EXERCISE DATA —

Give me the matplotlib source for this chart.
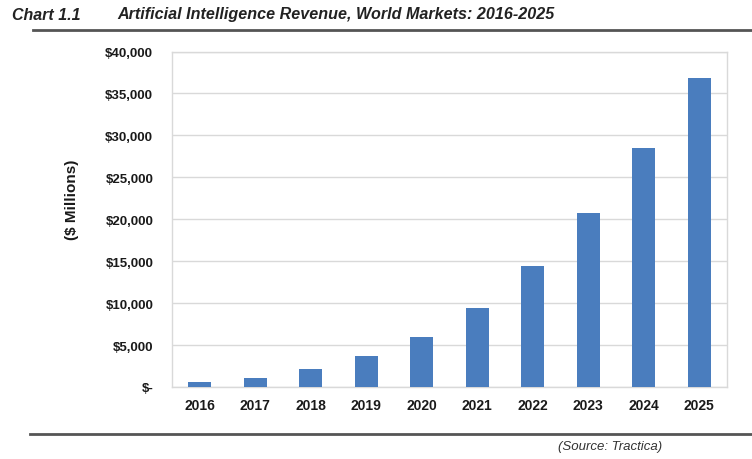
import matplotlib
matplotlib.use("Agg")
import matplotlib.pyplot as plt
from matplotlib.ticker import FuncFormatter
from matplotlib.lines import Line2D

years = ["2016", "2017", "2018", "2019", "2020", "2021", "2022", "2023", "2024", "2025"]
revenue = [600, 1100, 2100, 3650, 5950, 9450, 14400, 20750, 28450, 36850]
yticks = [0, 5000, 10000, 15000, 20000, 25000, 30000, 35000, 40000]

plt.rcParams['font.family'] = ['Liberation Sans', 'DejaVu Sans']

W, H = 752, 460
fig = plt.figure(figsize=(W / 100, H / 100), dpi=100)
fig.patch.set_facecolor("white")

ax = fig.add_axes([172 / W, 1 - 388 / H, (727 - 172) / W, (388 - 52.5) / H])
x = range(len(years))
ax.bar(x, revenue, width=0.41, color="#4A7DBE", zorder=3)
ax.set_xlim(-0.5, len(years) - 0.5)
ax.set_ylim(0, 40000)
ax.set_yticks(yticks)

def fmt(v, pos):
    if v == 0:
        return "$-"
    return "${:,.0f}".format(v)

ax.yaxis.set_major_formatter(FuncFormatter(fmt))
ax.set_xticks(list(x))
ax.set_xticklabels(years)
ax.grid(axis="y", color="#d9d9d9", linewidth=1.0, zorder=0)
for s in ax.spines.values():
    s.set_color("#d9d9d9")
    s.set_linewidth(1.0)
ax.tick_params(axis="both", length=0)
ax.tick_params(axis="y", pad=13.5, labelsize=9.5)
ax.tick_params(axis="x", pad=8, labelsize=10)
for lbl in ax.get_xticklabels() + ax.get_yticklabels():
    lbl.set_fontweight("bold")
    lbl.set_color("#1a1a1a")

fig.text(72 / W, 1 - 200 / H, "($ Millions)", rotation=90, ha="center", va="center",
         fontsize=11, fontweight="bold", color="#1a1a1a")

fig.text(12 / W, 1 - 15 / H, "Chart 1.1", ha="left", va="center", fontsize=11.5,
         fontweight="bold", fontstyle="italic", color="#222222")
fig.text(117 / W, 1 - 15 / H, "Artificial Intelligence Revenue, World Markets: 2016-2025",
         ha="left", va="center", fontsize=11.6, fontweight="bold", fontstyle="italic",
         color="#222222")

fig.add_artist(Line2D([33 / W, 1.0], [1 - 31 / H, 1 - 31 / H], transform=fig.transFigure,
                      color="#555555", linewidth=2.0))
fig.add_artist(Line2D([30 / W, 1.0], [1 - 435 / H, 1 - 435 / H], transform=fig.transFigure,
                      color="#555555", linewidth=2.0))

fig.text(662 / W, 1 - 447 / H, "(Source: Tractica)", ha="right", va="center",
         fontsize=9.5, fontstyle="italic", color="#333333")

fig.savefig("out.png", dpi=100, facecolor="white")
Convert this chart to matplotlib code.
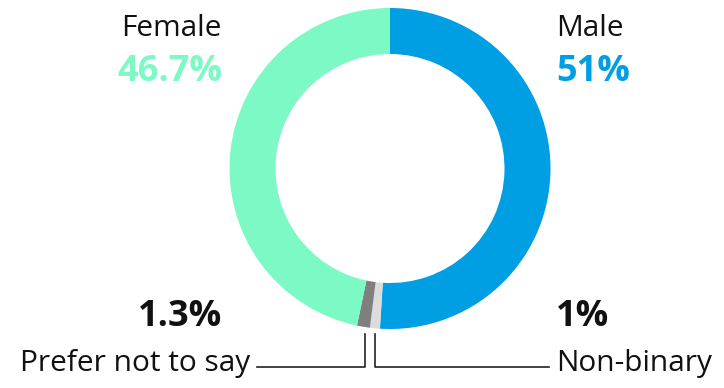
import matplotlib
matplotlib.use("Agg")
import matplotlib.pyplot as plt

labels = ["Male", "Non-binary", "Prefer not to say", "Female"]
values = [51, 1, 1.3, 46.7]
value_text = ["51%", "1%", "1.3%", "46.7%"]
colors = ["#009fe3", "#dcdcdc", "#7f7f7f", "#7cf9c4"]

W, H = 724, 388
fig = plt.figure(figsize=(W / 100, H / 100), dpi=100)
ax = fig.add_axes([0, 0, 1, 1])

cx, cy = 390, H - 168.5
ax.pie(values, colors=colors, startangle=90, counterclock=False,
       center=(cx, cy), radius=160.5, frame=True,
       wedgeprops=dict(width=46, edgecolor="none"))
ax.set_xlim(0, W)
ax.set_ylim(0, H)
ax.set_aspect("equal")
ax.axis("off")

font = "Open Sans"
label_size = 21.5
value_size = 26


def y(v):
    return H - v


# Female / Male
ax.text(222, y(28), labels[3], ha="right", va="center", fontsize=label_size, family=font, color="#111111")
ax.text(222, y(72), value_text[3], ha="right", va="center", fontsize=value_size, family=font,
        fontweight="bold", color=colors[3])
ax.text(556, y(28), labels[0], ha="left", va="center", fontsize=label_size, family=font, color="#111111")
ax.text(556, y(72), value_text[0], ha="left", va="center", fontsize=value_size, family=font,
        fontweight="bold", color=colors[0])

# small categories
ax.text(222, y(317), value_text[2], ha="right", va="center", fontsize=value_size, family=font,
        fontweight="bold", color="#111111")
ax.text(556, y(317), value_text[1], ha="left", va="center", fontsize=value_size, family=font,
        fontweight="bold", color="#111111")
ax.text(250, y(364), labels[2], ha="right", va="center", fontsize=label_size, family=font, color="#111111")
ax.text(556, y(364), labels[1], ha="left", va="center", fontsize=label_size, family=font, color="#111111")

# leader lines
ax.plot([365, 365, 257], [y(334), y(367), y(367)], color="#222222", lw=1.2)
ax.plot([375, 375, 549], [y(334), y(367), y(367)], color="#222222", lw=1.2)

fig.savefig("out.png", dpi=100)
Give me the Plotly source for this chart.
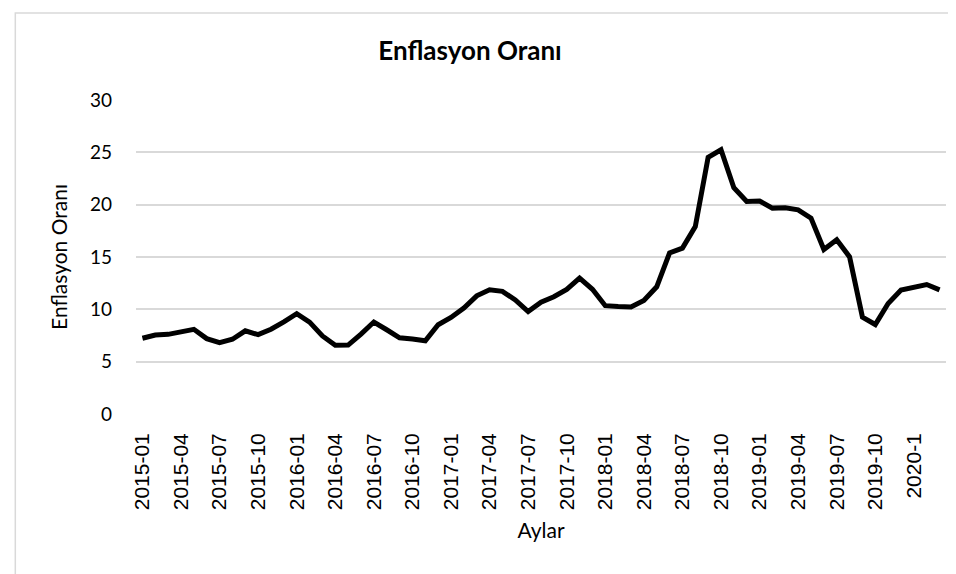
import plotly.graph_objects as go

# monthly inflation rate (%)
months = [
    "2015-01", "2015-02", "2015-03", "2015-04", "2015-05", "2015-06",
    "2015-07", "2015-08", "2015-09", "2015-10", "2015-11", "2015-12",
    "2016-01", "2016-02", "2016-03", "2016-04", "2016-05", "2016-06",
    "2016-07", "2016-08", "2016-09", "2016-10", "2016-11", "2016-12",
    "2017-01", "2017-02", "2017-03", "2017-04", "2017-05", "2017-06",
    "2017-07", "2017-08", "2017-09", "2017-10", "2017-11", "2017-12",
    "2018-01", "2018-02", "2018-03", "2018-04", "2018-05", "2018-06",
    "2018-07", "2018-08", "2018-09", "2018-10", "2018-11", "2018-12",
    "2019-01", "2019-02", "2019-03", "2019-04", "2019-05", "2019-06",
    "2019-07", "2019-08", "2019-09", "2019-10", "2019-11", "2019-12",
    "2020-1", "2020-2", "2020-3",
]
inflation = [
    7.24, 7.55, 7.61, 7.91, 8.09, 7.20, 6.81, 7.14, 7.95, 7.58, 8.10, 8.81,
    9.58, 8.78, 7.46, 6.57, 6.58, 7.64, 8.79, 8.05, 7.28, 7.16, 7.00, 8.53,
    9.22, 10.13, 11.29, 11.87, 11.72, 10.90, 9.79, 10.68, 11.20, 11.90, 12.98, 11.92,
    10.35, 10.26, 10.23, 10.85, 12.15, 15.39, 15.85, 17.90, 24.52, 25.24, 21.62, 20.30,
    20.35, 19.67, 19.71, 19.50, 18.71, 15.72, 16.65, 15.01, 9.26, 8.55, 10.56, 11.84,
    12.15, 12.37, 11.86,
]
tick_labels = months[::3]
y_ticks = [0, 5, 10, 15, 20, 25, 30]

fig = go.Figure()
fig.add_trace(go.Scatter(x=months, y=inflation, mode="lines",
                         line=dict(color="black", width=5), showlegend=False))

fig.update_layout(
    width=956, height=574,
    margin=dict(l=128, r=18, t=92, b=168),
    paper_bgcolor="white", plot_bgcolor="white",
    font=dict(family="Lato", color="black", size=19),
    title=dict(text="<b>Enflasyon Oranı</b>", x=462 / 956, xanchor="center",
               y=1 - 43 / 574, yanchor="middle",
               font=dict(family="Lato", size=26, color="black")),
    xaxis=dict(type="category", range=[-0.5, len(months) - 0.5],
               tickmode="array", tickvals=tick_labels, ticktext=tick_labels,
               tickangle=-90, showgrid=False, showline=False, zeroline=False,
               ticklabelstandoff=14,
               tickfont=dict(family="Liberation Sans", size=21),
               title=dict(text="Aylar", standoff=14, font=dict(family="Lato", size=21))),
    yaxis=dict(range=[0, 30], tickvals=y_ticks, showgrid=True,
               gridcolor="#d9d9d9", gridwidth=1.5, zeroline=False, showline=False,
               ticklabelstandoff=23, tickfont=dict(family="Lato", size=19),
               title=dict(text="Enflasyon Oranı", standoff=16,
                          font=dict(family="Lato", size=21))),
    shapes=[dict(type="rect", xref="paper", yref="paper",
                 x0=-0.149, x1=1.1, y0=-0.6, y1=1.277,
                 line=dict(color="#d9d9d9", width=1.5), fillcolor="rgba(0,0,0,0)",
                 layer="below")],
)

fig.write_html("out.html")
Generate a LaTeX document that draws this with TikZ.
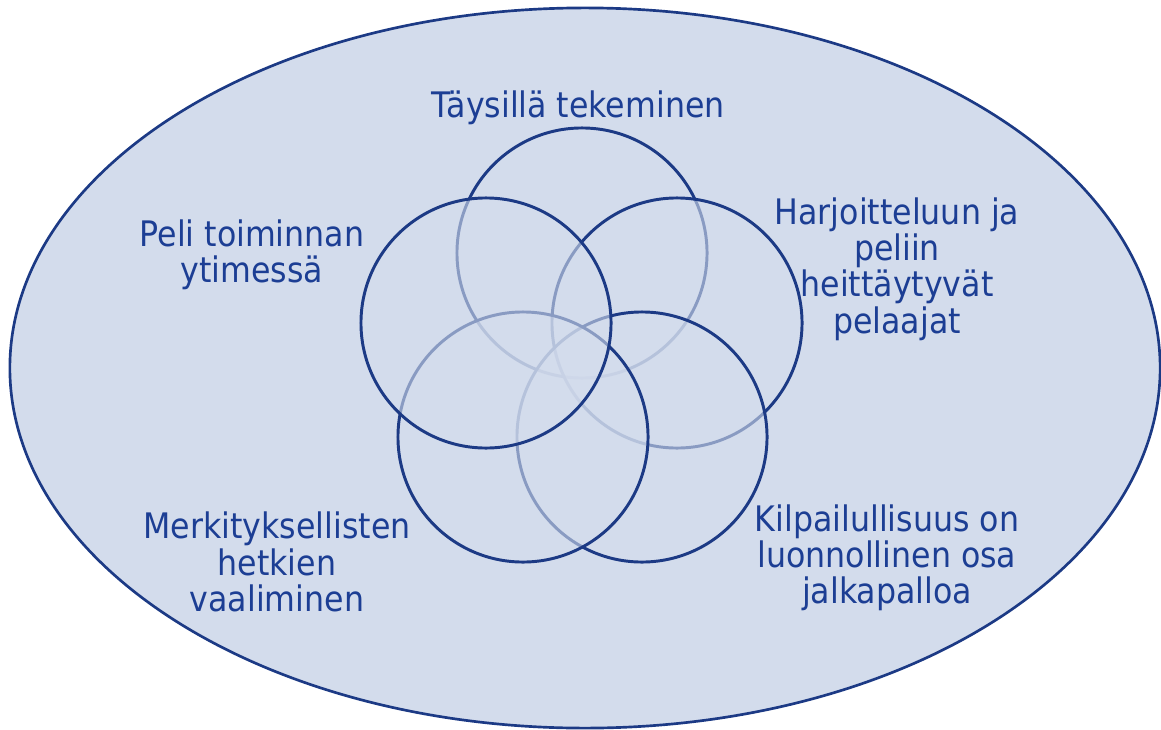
\documentclass[tikz,border=0pt]{standalone}
\usepackage{fontspec}
\setmainfont{DejaVu Sans Condensed}
\usepackage{tikz}
\usetikzlibrary{positioning}
\definecolor{pale}{RGB}{211,220,236}
\definecolor{navy}{RGB}{28,58,133}
\definecolor{ink}{RGB}{28,62,148}

\begin{document}
\begin{tikzpicture}[
  x=0.025cm, y=-0.025cm,
  ring/.style={circle, draw=navy, line width=2.1pt, fill=pale,
    fill opacity=0.6, draw opacity=1, minimum size=6.25cm, inner sep=0pt},
  label/.style={text=ink, align=center, inner sep=0pt,
    font=\fontsize{25}{25.8}\selectfont}
]
\useasboundingbox (0,0) rectangle (1161,729);

% outer ellipse
\draw[navy, line width=1.9pt, fill=pale] (585,368) ellipse [x radius=14.375cm, y radius=9cm];

% five rings, later ones lying over the earlier
\node[ring] (top) at (582,253) {};
\node[ring] (rgt) at (677,323) {};
\node[ring] (brt) at (642,437) {};
\node[ring] (blf) at (523,437) {};
\node[ring] (lft) at (486,323) {};

% texts
\node[label] (ttop) at (578,108) {Täysillä tekeminen};
\node[label] (tlft) at (252,255) {Peli toiminnan\\ytimessä};
\node[label] (trgt) at (897,269) {Harjoitteluun ja\\peliin\\heittäytyvät\\pelaajat};
\node[label] (tblf) at (277,562) {Merkityksellisten\\hetkien\\vaaliminen};
\node[label] (tbrt) at (887,558) {Kilpailullisuus on\\luonnollinen osa\\jalkapalloa};
\end{tikzpicture}
\end{document}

PROBLEM REQUIREMENTS —
Give the lines above again exactly, from the one containing "Convert this chart to matplotlib code." to the one containing "ax = fig.add_axes([0, 0, 1, 1])", both included, but leave out the pictures.

FINISHED ANSWER —
Convert this chart to matplotlib code.
import matplotlib
matplotlib.use("Agg")
import matplotlib.pyplot as plt

labels = ["Male", "Non-binary", "Prefer not to say", "Female"]
values = [51, 1, 1.3, 46.7]
value_text = ["51%", "1%", "1.3%", "46.7%"]
colors = ["#009fe3", "#dcdcdc", "#7f7f7f", "#7cf9c4"]

W, H = 724, 388
fig = plt.figure(figsize=(W / 100, H / 100), dpi=100)
ax = fig.add_axes([0, 0, 1, 1])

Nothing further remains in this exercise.